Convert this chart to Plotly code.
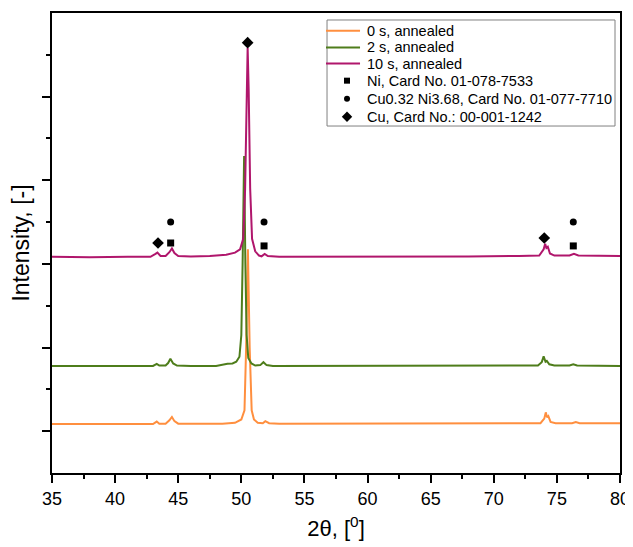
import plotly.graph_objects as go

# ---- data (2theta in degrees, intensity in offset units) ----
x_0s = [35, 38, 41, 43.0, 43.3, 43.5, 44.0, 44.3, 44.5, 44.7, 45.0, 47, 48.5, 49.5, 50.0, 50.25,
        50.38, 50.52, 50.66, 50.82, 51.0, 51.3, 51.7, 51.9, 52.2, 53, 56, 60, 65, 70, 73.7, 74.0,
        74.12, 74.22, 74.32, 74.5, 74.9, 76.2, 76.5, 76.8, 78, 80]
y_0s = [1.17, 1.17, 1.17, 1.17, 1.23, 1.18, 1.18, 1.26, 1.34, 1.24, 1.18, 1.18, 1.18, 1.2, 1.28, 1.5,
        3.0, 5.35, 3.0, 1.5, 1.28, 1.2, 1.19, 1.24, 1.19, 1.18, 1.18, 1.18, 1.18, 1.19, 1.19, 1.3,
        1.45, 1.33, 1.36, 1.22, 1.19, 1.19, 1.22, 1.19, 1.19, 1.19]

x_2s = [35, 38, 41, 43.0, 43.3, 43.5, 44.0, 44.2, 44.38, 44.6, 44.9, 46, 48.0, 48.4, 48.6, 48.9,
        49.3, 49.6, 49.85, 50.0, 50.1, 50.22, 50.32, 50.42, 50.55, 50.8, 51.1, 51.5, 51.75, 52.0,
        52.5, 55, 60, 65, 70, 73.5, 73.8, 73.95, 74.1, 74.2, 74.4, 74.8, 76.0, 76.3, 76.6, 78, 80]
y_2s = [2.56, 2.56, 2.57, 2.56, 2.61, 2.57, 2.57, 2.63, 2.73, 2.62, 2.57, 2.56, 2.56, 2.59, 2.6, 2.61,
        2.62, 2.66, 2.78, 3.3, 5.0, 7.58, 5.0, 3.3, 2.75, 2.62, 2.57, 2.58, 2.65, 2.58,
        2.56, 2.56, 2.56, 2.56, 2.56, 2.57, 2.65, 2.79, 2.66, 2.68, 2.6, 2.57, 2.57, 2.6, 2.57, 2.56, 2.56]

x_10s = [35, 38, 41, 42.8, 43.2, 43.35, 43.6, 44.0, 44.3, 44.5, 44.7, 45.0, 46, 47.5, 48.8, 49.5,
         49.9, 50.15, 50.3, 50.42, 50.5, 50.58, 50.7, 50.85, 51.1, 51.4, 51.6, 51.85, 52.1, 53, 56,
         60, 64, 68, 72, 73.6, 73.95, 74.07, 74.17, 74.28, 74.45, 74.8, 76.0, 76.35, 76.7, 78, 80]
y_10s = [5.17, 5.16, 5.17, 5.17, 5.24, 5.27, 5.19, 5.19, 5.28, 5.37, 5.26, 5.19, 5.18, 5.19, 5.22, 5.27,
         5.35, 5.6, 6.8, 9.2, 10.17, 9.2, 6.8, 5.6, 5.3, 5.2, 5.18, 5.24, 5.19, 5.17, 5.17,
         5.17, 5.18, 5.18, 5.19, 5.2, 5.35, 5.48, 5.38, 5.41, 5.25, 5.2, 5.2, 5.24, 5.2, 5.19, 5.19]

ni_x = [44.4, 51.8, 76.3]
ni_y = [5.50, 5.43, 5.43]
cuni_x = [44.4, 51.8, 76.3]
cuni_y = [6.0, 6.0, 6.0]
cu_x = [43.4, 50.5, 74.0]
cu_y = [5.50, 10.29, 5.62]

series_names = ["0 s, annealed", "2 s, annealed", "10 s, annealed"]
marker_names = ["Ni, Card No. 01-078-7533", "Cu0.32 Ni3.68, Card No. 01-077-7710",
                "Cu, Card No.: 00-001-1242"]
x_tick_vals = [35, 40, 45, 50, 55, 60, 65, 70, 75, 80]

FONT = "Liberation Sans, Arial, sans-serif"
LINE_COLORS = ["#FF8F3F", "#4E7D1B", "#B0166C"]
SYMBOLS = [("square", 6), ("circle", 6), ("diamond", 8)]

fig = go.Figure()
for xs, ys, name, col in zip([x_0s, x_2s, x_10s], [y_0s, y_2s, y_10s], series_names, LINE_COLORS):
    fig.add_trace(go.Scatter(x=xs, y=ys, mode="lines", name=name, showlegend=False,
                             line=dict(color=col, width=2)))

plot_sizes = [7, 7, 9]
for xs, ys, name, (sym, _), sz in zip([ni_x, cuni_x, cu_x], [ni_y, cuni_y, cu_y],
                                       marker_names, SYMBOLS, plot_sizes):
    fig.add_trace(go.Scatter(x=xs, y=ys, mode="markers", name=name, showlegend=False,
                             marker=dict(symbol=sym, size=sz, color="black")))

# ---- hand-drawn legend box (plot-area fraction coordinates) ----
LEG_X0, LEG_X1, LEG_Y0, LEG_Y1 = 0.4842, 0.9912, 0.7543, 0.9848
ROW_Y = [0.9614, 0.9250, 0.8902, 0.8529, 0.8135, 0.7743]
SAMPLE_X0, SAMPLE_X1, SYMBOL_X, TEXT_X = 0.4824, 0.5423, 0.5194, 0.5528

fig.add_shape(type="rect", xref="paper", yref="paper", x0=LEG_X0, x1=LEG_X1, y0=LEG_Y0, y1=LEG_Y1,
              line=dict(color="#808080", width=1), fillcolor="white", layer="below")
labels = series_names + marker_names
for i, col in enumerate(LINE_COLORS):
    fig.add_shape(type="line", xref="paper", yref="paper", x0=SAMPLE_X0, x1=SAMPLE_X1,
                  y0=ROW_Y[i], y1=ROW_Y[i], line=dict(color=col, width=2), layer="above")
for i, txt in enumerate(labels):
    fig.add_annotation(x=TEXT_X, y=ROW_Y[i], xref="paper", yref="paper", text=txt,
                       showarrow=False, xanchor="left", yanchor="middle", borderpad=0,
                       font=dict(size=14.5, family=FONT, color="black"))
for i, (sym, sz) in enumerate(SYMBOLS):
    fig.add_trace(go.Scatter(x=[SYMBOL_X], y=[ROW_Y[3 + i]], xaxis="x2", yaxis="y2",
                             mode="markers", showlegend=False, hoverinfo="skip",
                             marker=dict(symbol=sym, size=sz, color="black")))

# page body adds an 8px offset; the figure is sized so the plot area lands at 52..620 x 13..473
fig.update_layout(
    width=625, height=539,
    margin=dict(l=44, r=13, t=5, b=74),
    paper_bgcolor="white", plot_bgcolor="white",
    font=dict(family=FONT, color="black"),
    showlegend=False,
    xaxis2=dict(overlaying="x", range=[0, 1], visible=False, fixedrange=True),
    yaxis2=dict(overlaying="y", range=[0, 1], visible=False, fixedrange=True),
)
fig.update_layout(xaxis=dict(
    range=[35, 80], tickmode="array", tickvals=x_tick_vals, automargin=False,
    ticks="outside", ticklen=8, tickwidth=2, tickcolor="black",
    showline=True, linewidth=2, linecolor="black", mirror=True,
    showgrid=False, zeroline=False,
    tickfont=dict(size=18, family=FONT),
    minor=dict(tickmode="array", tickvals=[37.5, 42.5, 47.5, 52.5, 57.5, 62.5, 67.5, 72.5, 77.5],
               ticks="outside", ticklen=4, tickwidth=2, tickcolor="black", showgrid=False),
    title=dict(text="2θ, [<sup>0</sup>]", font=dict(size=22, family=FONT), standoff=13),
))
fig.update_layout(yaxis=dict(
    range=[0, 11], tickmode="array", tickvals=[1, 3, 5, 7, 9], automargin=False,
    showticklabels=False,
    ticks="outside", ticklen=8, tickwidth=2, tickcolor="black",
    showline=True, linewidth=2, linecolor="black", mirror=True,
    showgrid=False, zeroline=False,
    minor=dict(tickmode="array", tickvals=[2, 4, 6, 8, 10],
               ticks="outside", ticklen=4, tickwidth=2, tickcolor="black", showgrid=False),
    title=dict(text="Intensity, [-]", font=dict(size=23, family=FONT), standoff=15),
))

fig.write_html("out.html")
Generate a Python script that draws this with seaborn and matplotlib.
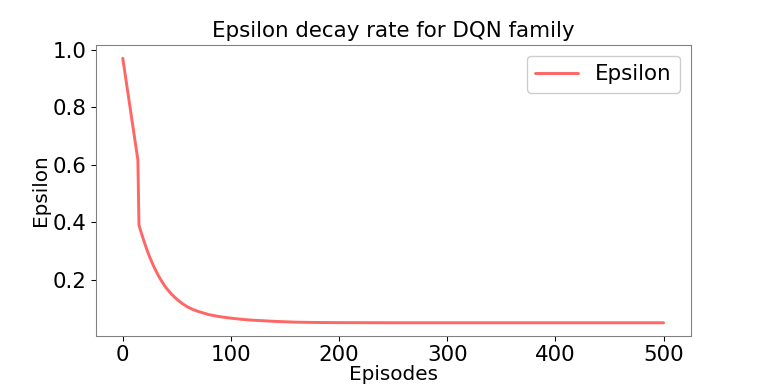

------------------------------------------------------------------------

> Task description
Leave out any pictures and return exactly the lines from the beginning of the data through the line with "1.45, 1.33, 1.36, 1.22, 1.19, 1.19, 1.22, 1.19, 1.19, 1.19]", inclusive.

> The result
Convert this chart to Plotly code.
import plotly.graph_objects as go

# ---- data (2theta in degrees, intensity in offset units) ----
x_0s = [35, 38, 41, 43.0, 43.3, 43.5, 44.0, 44.3, 44.5, 44.7, 45.0, 47, 48.5, 49.5, 50.0, 50.25,
        50.38, 50.52, 50.66, 50.82, 51.0, 51.3, 51.7, 51.9, 52.2, 53, 56, 60, 65, 70, 73.7, 74.0,
        74.12, 74.22, 74.32, 74.5, 74.9, 76.2, 76.5, 76.8, 78, 80]
y_0s = [1.17, 1.17, 1.17, 1.17, 1.23, 1.18, 1.18, 1.26, 1.34, 1.24, 1.18, 1.18, 1.18, 1.2, 1.28, 1.5,
        3.0, 5.35, 3.0, 1.5, 1.28, 1.2, 1.19, 1.24, 1.19, 1.18, 1.18, 1.18, 1.18, 1.19, 1.19, 1.3,
        1.45, 1.33, 1.36, 1.22, 1.19, 1.19, 1.22, 1.19, 1.19, 1.19]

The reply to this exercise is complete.